According to UK law, when an egg-laying hen is kept inside for more than 16 weeks, it loses its free-range status. This means that currently, no eggs sold in the UK can be labeled as free-range, and are instead being marketed as “barn eggs.”
In the meat industry, the rule is that chickens can be kept inside for 12 weeks before losing the free range label. But chickens slaughtered for meat are often killed at eight weeks.
This means they can technically be advertised as free range, since they haven’t lived long enough to be considered otherwise.
Compassion in World Farming’s chief policy adviser Peter Stevenson told the Guardian: “It’s a terrible situation for farmers, but if a free-range chicken has never been allowed outdoors in its life that should be made clear to consumers.”
Does free-range equal ethical treatment?
The bird flu risk in the UK has now dropped down to “medium” from “high,” and this means that from early May, birds not in protected zones can be let outside again.
But free range doesn’t necessarily equal high standards of animal welfare. Birds kept in multi-tier sheds, for example, can still be deemed free range if they have some outside access, even though they are crammed in with thousands of other birds.
In the UK, roughly one billion chickens are factory farmed every year. Broiler chickens (chickens raised for meat) are often bred to grow unnaturally fast. This puts a significant strain on their limbs and organs and often leads to serious health problems.

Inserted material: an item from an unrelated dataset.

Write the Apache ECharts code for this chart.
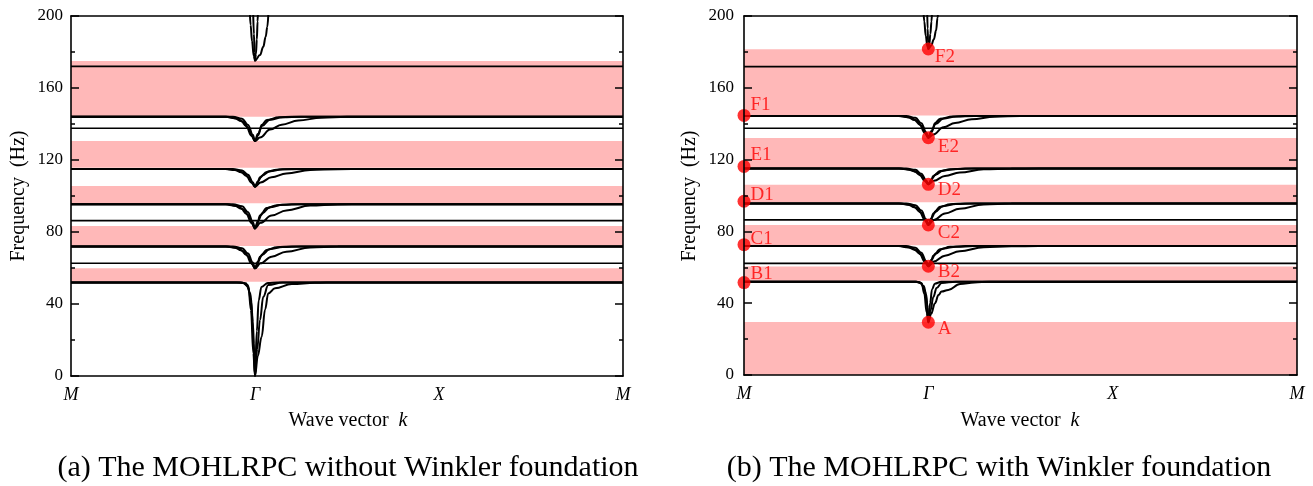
<!DOCTYPE html>
<html>
<head>
<meta charset="utf-8">
<script src="https://cdn.jsdelivr.net/npm/echarts@6/dist/echarts.min.js"></script>
<style>html,body{margin:0;padding:0;background:#fff;}#c{width:1313px;height:486px;}</style>
</head>
<body>
<div id="c"></div>
<script>
// ---------------- DATA ----------------
const kTicks = [0, 1, 2, 3];
const kLabels = ['M', 'Γ', 'X', 'M'];
const yTicks = [0, 40, 80, 120, 160, 200];

// band gaps [low, high] (Hz)
const gapsA = [[52.4, 59.8], [72.2, 83.3], [96, 105.5], [115.7, 130.5], [144, 175]];
const gapsB = [[0, 29.5], [52.5, 60.5], [72.3, 83.5], [96.3, 106], [115.5, 132], [144.5, 181.5]];

// flat bands (Hz)
const flatA = [62.6, 86.3, 137.6, 172];
const flatB = [62.2, 86.4, 137.5, 171.8];

// ---- panel (a) dispersion curves: [k, f] ----
const a1 = [
  [[0,52],[0.9,52],[0.936,51.7],[0.964,49.6],[0.978,36.7],[0.991,12.6],[1,0],[1.01,25],[1.02,42],[1.035,49.5],[1.07,51.7],[1.12,52],[3,52]],
  [[0,52],[0.92,52],[0.95,51.5],[0.975,46],[0.988,30],[0.996,12],[1,0],[1.015,11],[1.036,21.8],[1.055,37],[1.072,45.9],[1.109,48.7],[1.2,51.1],[1.326,51.8],[1.45,52],[3,52]],
  [[0,52],[0.93,52],[0.96,50.5],[0.98,41],[0.993,18],[1,0],[1.012,15],[1.027,31],[1.045,44],[1.072,50.5],[1.15,52],[3,52]]
];
const a2 = [
  [[0,72],[0.84,72],[0.89,71.3],[0.925,69.8],[0.953,67.3],[0.98,62.6],[1,59.8],[1.012,62],[1.027,66.3],[1.064,70],[1.118,71.5],[1.2,72],[3,72]],
  [[0,72],[0.85,72],[0.9,71.2],[0.935,69.5],[0.962,66.5],[0.985,62.2],[1,59.8],[1.03,62.6],[1.09,66.3],[1.17,69],[1.3,71.4],[1.45,71.9],[1.6,72],[3,72]],
  [[0,72],[0.88,72],[0.93,71],[0.962,68],[0.988,63],[1,59.8],[1.015,63.5],[1.04,67.5],[1.08,70.5],[1.15,71.7],[1.25,72],[3,72]]
];
const a3 = [
  [[0,95.4],[0.84,95.4],[0.89,94.6],[0.925,93.0],[0.953,90.2],[0.98,85.1],[1,82],[1.012,84.4],[1.027,89.1],[1.064,93.3],[1.118,94.9],[1.2,95.4],[3,95.4]],
  [[0,95.4],[0.85,95.4],[0.9,94.5],[0.935,92.7],[0.962,89.4],[0.985,84.7],[1,82],[1.03,85.1],[1.09,89.1],[1.17,92.0],[1.3,94.7],[1.45,95.3],[1.6,95.4],[3,95.4]],
  [[0,95.4],[0.88,95.4],[0.93,94.3],[0.962,91.0],[0.988,85.5],[1,82],[1.015,86.0],[1.04,90.4],[1.08,93.8],[1.15,95.1],[1.25,95.4],[3,95.4]]
];
const a4 = [
  [[0,115],[0.84,115],[0.89,114.4],[0.925,113.2],[0.953,111.2],[0.98,107.5],[1,105.2],[1.012,107.0],[1.027,110.4],[1.064,113.4],[1.118,114.6],[1.2,115],[3,115]],
  [[0,115],[0.85,115],[0.9,114.4],[0.935,113.0],[0.962,110.6],[0.985,107.2],[1,105.2],[1.03,107.5],[1.09,110.4],[1.17,112.5],[1.3,114.5],[1.45,114.9],[1.6,115],[3,115]],
  [[0,115],[0.88,115],[0.93,114.2],[0.962,111.8],[0.988,107.7],[1,105.2],[1.015,108.1],[1.04,111.4],[1.08,113.8],[1.15,114.8],[1.25,115],[3,115]]
];
const a5 = [
  [[0,144],[0.84,144],[0.89,143.2],[0.925,141.6],[0.953,138.8],[0.98,133.6],[1,130.5],[1.018,133.9],[1.036,139.4],[1.064,142.2],[1.13,143.7],[1.2,144],[3,144]],
  [[0,144],[0.85,144],[0.9,143.1],[0.935,141.3],[0.962,137.9],[0.985,133.2],[1,130.5],[1.027,132.5],[1.082,136.9],[1.145,139.6],[1.235,141.9],[1.36,143.5],[1.5,144],[3,144]],
  [[0,144],[0.88,144],[0.93,142.9],[0.962,139.5],[0.988,134.0],[1,130.5],[1.015,134.5],[1.04,139.0],[1.08,142.4],[1.15,143.7],[1.25,144],[3,144]]
];
const a6 = [
  [[0.972,202],[0.976,195],[0.984,186],[0.993,178],[1,175.2],[1.005,179],[1.01,187],[1.014,197],[1.016,202]],
  [[0.99,202],[0.994,190],[0.998,180],[1,175.2],[1.027,178.3],[1.045,182.9],[1.058,188.5],[1.067,194],[1.073,202]]
];

// ---- panel (b) dispersion curves: [k, f] ----
const b1 = [
  [[0,52],[0.9,52],[0.936,51.9],[0.964,51.0],[0.978,45.4],[0.991,34.8],[1,29.4],[1.01,40.2],[1.02,47.7],[1.035,50.9],[1.07,51.9],[1.12,52],[3,52]],
  [[0,52],[0.92,52],[0.95,51.8],[0.975,49.6],[0.988,45.0],[0.996,37.5],[1,29.4],[1.015,34],[1.036,40],[1.055,44.5],[1.072,46.5],[1.108,47.4],[1.172,50.7],[1.25,51.6],[1.33,52],[3,52]],
  [[0,52],[0.93,52],[0.96,51.3],[0.98,47.3],[0.993,40],[1,29.4],[1.012,36],[1.027,43.4],[1.045,48.5],[1.072,51.3],[1.15,52],[3,52]]
];
const b2 = [
  [[0,71.8],[0.84,71.8],[0.89,71.2],[0.925,69.8],[0.953,67.5],[0.98,63.2],[1,60.6],[1.012,62.6],[1.027,66.5],[1.064,70.0],[1.118,71.4],[1.2,71.8],[3,71.8]],
  [[0,71.8],[0.85,71.8],[0.9,71.1],[0.935,69.6],[0.962,66.8],[0.985,62.8],[1,60.6],[1.03,63.2],[1.09,66.5],[1.17,69.0],[1.3,71.2],[1.45,71.7],[1.6,71.8],[3,71.8]],
  [[0,71.8],[0.88,71.8],[0.93,70.9],[0.962,68.1],[0.988,63.5],[1,60.6],[1.015,64.0],[1.04,67.7],[1.08,70.5],[1.15,71.5],[1.25,71.8],[3,71.8]]
];
const b3 = [
  [[0,95.6],[0.84,95.6],[0.89,94.9],[0.925,93.4],[0.953,91.0],[0.98,86.4],[1,83.6],[1.012,85.8],[1.027,90.0],[1.064,93.7],[1.118,95.1],[1.2,95.6],[3,95.6]],
  [[0,95.6],[0.85,95.6],[0.9,94.8],[0.935,93.2],[0.962,90.2],[0.985,86.0],[1,83.6],[1.03,86.4],[1.09,90.0],[1.17,92.6],[1.3,95.0],[1.45,95.5],[1.6,95.6],[3,95.6]],
  [[0,95.6],[0.88,95.6],[0.93,94.6],[0.962,91.6],[0.988,86.7],[1,83.6],[1.015,87.2],[1.04,91.2],[1.08,94.2],[1.15,95.3],[1.25,95.6],[3,95.6]]
];
const b4 = [
  [[0,115],[0.84,115],[0.89,114.5],[0.925,113.4],[0.953,111.6],[0.98,108.2],[1,106.2],[1.012,107.8],[1.027,110.9],[1.064,113.6],[1.118,114.6],[1.2,115],[3,115]],
  [[0,115],[0.85,115],[0.9,114.4],[0.935,113.2],[0.962,111.0],[0.985,108.0],[1,106.2],[1.03,108.2],[1.09,110.9],[1.17,112.8],[1.3,114.6],[1.45,114.9],[1.6,115],[3,115]],
  [[0,115],[0.88,115],[0.93,114.3],[0.962,112.1],[0.988,108.5],[1,106.2],[1.015,108.8],[1.04,111.7],[1.08,113.9],[1.15,114.8],[1.25,115],[3,115]]
];
const b5 = [
  [[0,144.3],[0.84,144.3],[0.89,143.6],[0.925,142.1],[0.953,139.6],[0.98,135.0],[1,132.2],[1.018,135.3],[1.036,140.3],[1.064,142.8],[1.13,144.0],[1.2,144.3],[3,144.3]],
  [[0,144.3],[0.85,144.3],[0.9,143.5],[0.935,141.9],[0.962,138.9],[0.985,134.6],[1,132.2],[1.027,134.0],[1.082,138.0],[1.145,140.4],[1.235,142.5],[1.36,143.9],[1.5,144.3],[3,144.3]],
  [[0,144.3],[0.88,144.3],[0.93,143.3],[0.962,140.3],[0.988,135.3],[1,132.2],[1.015,135.8],[1.04,139.8],[1.08,142.8],[1.15,144.0],[1.25,144.3],[3,144.3]]
];
const b6 = [
  [[0.974,202],[0.978,197],[0.986,189],[0.995,183],[1,181.6],[1.005,184],[1.011,190],[1.017,197],[1.02,202]],
  [[0.994,202],[0.996,193],[0.999,185],[1,181.6],[1.015,183.5],[1.03,187],[1.042,192],[1.05,199],[1.053,202]]
];

// labelled points on panel (b)
const ptNames = ['A', 'B1', 'B2', 'C1', 'C2', 'D1', 'D2', 'E1', 'E2', 'F1', 'F2'];
const ptK     = [1, 0, 1, 0, 1, 0, 1, 0, 1, 0, 1];
const ptF     = [29.4, 51.5, 60.6, 72.6, 83.6, 96.8, 106.2, 116.2, 132.2, 144.6, 181.6];

// ---------------- STYLE / LAYOUT ----------------
const FONT = '"Liberation Serif", "Times New Roman", serif';
const PINK = '#ffb8b8';
const labelOffsets = {
  A: [3, 7], B1: [0, -9], B2: [3, 6], C1: [0, -6], C2: [3, 8], D1: [0, -6],
  D2: [3, 6], E1: [0, -11], E2: [3, 9], F1: [0, -10], F2: [0, 8]
};

const grids = [
  { left: 71, right: 690, top: 16, bottom: 110 },
  { left: 744, right: 16, top: 16, bottom: 111 }
];

function xAxes(gi) {
  return [
    { gridIndex: gi, type: 'value', min: kTicks[0], max: kTicks[kTicks.length - 1], interval: 1, z: 10,
      axisLine: { show: true, onZero: false, lineStyle: { color: '#000', width: 1.6 } },
      axisTick: { show: false }, splitLine: { show: false },
      axisLabel: { margin: 10, fontFamily: FONT, fontSize: 18, fontStyle: 'italic', color: '#000',
        formatter: v => kLabels[kTicks.indexOf(v)] || '' } },
    { gridIndex: gi, type: 'value', position: 'top', min: kTicks[0], max: kTicks[kTicks.length - 1], z: 10,
      axisLine: { show: true, onZero: false, lineStyle: { color: '#000', width: 1.6 } },
      axisTick: { show: false }, axisLabel: { show: false }, splitLine: { show: false } }
  ];
}
function yAxes(gi, margin) {
  const base = {
    gridIndex: gi, type: 'value', min: yTicks[0], max: yTicks[yTicks.length - 1], interval: 40, z: 10,
    axisLine: { show: true, onZero: false, lineStyle: { color: '#000', width: 1.6 } },
    axisTick: { show: true, inside: true, length: 8, lineStyle: { color: '#000', width: 1.5 } },
    minorTick: { show: true, splitNumber: 2, length: 4, lineStyle: { color: '#000', width: 1.5 } },
    splitLine: { show: false }, minorSplitLine: { show: false }
  };
  return [
    Object.assign({}, base, { position: 'left',
      axisLabel: { margin: margin, fontFamily: FONT, fontSize: 17, color: '#000' } }),
    Object.assign({}, base, { position: 'right', axisLabel: { show: false } })
  ];
}

const series = [];
function addGaps(gaps, xi, yi) {
  series.push({
    type: 'custom', xAxisIndex: xi, yAxisIndex: yi, z: 1, silent: true,
    data: gaps,
    encode: { x: 0, y: 1 },
    renderItem: (params, api) => {
      const lo = api.value(0), hi = api.value(1);
      const p1 = api.coord([kTicks[0], hi]);
      const p2 = api.coord([kTicks[kTicks.length - 1], lo]);
      return { type: 'rect', shape: { x: p1[0], y: p1[1], width: p2[0] - p1[0], height: p2[1] - p1[1] },
               style: { fill: PINK } };
    }
  });
}
function addFlat(vals, xi, yi) {
  vals.forEach(f => series.push({
    type: 'line', xAxisIndex: xi, yAxisIndex: yi, z: 3, silent: true, symbol: 'none',
    data: [[kTicks[0], f], [kTicks[kTicks.length - 1], f]],
    lineStyle: { color: '#000', width: 1.6 }
  }));
}
function addCurves(groups, xi, yi) {
  groups.forEach(g => g.forEach(c => series.push({
    type: 'line', xAxisIndex: xi, yAxisIndex: yi, z: 4, silent: true, symbol: 'none',
    smooth: 0.4, smoothMonotone: 'x', clip: true,
    data: c, lineStyle: { color: '#000', width: 2 }
  })));
}

addGaps(gapsA, 0, 0);
addGaps(gapsB, 2, 2);
addFlat(flatA, 0, 0);
addFlat(flatB, 2, 2);
addCurves([a1, a2, a3, a4, a5, a6], 0, 0);
addCurves([b1, b2, b3, b4, b5, b6], 2, 2);

series.push({
  type: 'scatter', xAxisIndex: 2, yAxisIndex: 2, z: 6, silent: true,
  symbolSize: 13, itemStyle: { color: '#ff0000' },
  data: ptNames.map((n, i) => ({
    name: n, value: [ptK[i], ptF[i]],
    label: { show: true, position: 'right', distance: 0, offset: labelOffsets[n], formatter: n,
             fontFamily: FONT, fontSize: 19, color: '#ff0000' }
  }))
});

const option = {
  animation: false,
  backgroundColor: '#fff',
  grid: grids,
  xAxis: xAxes(0).concat(xAxes(1)),
  yAxis: yAxes(0, 8).concat(yAxes(1, 10)),
  series: series,
  graphic: [
    { type: 'text', x: 19, y: 196, rotation: Math.PI / 2,
      style: { text: 'Frequency  (Hz)', fontFamily: FONT, fontSize: 20, fill: '#000', align: 'center', verticalAlign: 'middle' } },
    { type: 'text', x: 690, y: 196, rotation: Math.PI / 2,
      style: { text: 'Frequency  (Hz)', fontFamily: FONT, fontSize: 20, fill: '#000', align: 'center', verticalAlign: 'middle' } },
    { type: 'text', x: 348, y: 421,
      style: { text: 'Wave vector  {k|k}', fontFamily: FONT, fontSize: 20, fill: '#000', align: 'center', verticalAlign: 'middle',
               rich: { k: { fontFamily: FONT, fontSize: 20, fontStyle: 'italic', fill: '#000' } } } },
    { type: 'text', x: 1020, y: 421,
      style: { text: 'Wave vector  {k|k}', fontFamily: FONT, fontSize: 20, fill: '#000', align: 'center', verticalAlign: 'middle',
               rich: { k: { fontFamily: FONT, fontSize: 20, fontStyle: 'italic', fill: '#000' } } } },
    { type: 'text', x: 348, y: 468,
      style: { text: '(a) The MOHLRPC without Winkler foundation', fontFamily: FONT, fontSize: 30, fill: '#000', align: 'center', verticalAlign: 'middle' } },
    { type: 'text', x: 999, y: 468,
      style: { text: '(b) The MOHLRPC with Winkler foundation', fontFamily: FONT, fontSize: 30, fill: '#000', align: 'center', verticalAlign: 'middle' } }
  ]
};

const chart = echarts.init(document.getElementById('c'), null, { renderer: 'canvas' });
chart.setOption(option);
</script>
</body>
</html>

Free range or not, egg-laying or broiler, chickens often suffer immensely in factory farm conditions.
In 2017, British journalist and self-confessed animal liberationist Chas Newkey-Burden wrote for the Guardian: “Of all [the industry’s] cons, the “free-range” egg is perhaps the most audacious.”
“You’d need Disney-level imagination to believe the UK can produce more than 10 billion eggs each year without inconveniencing any chickens.”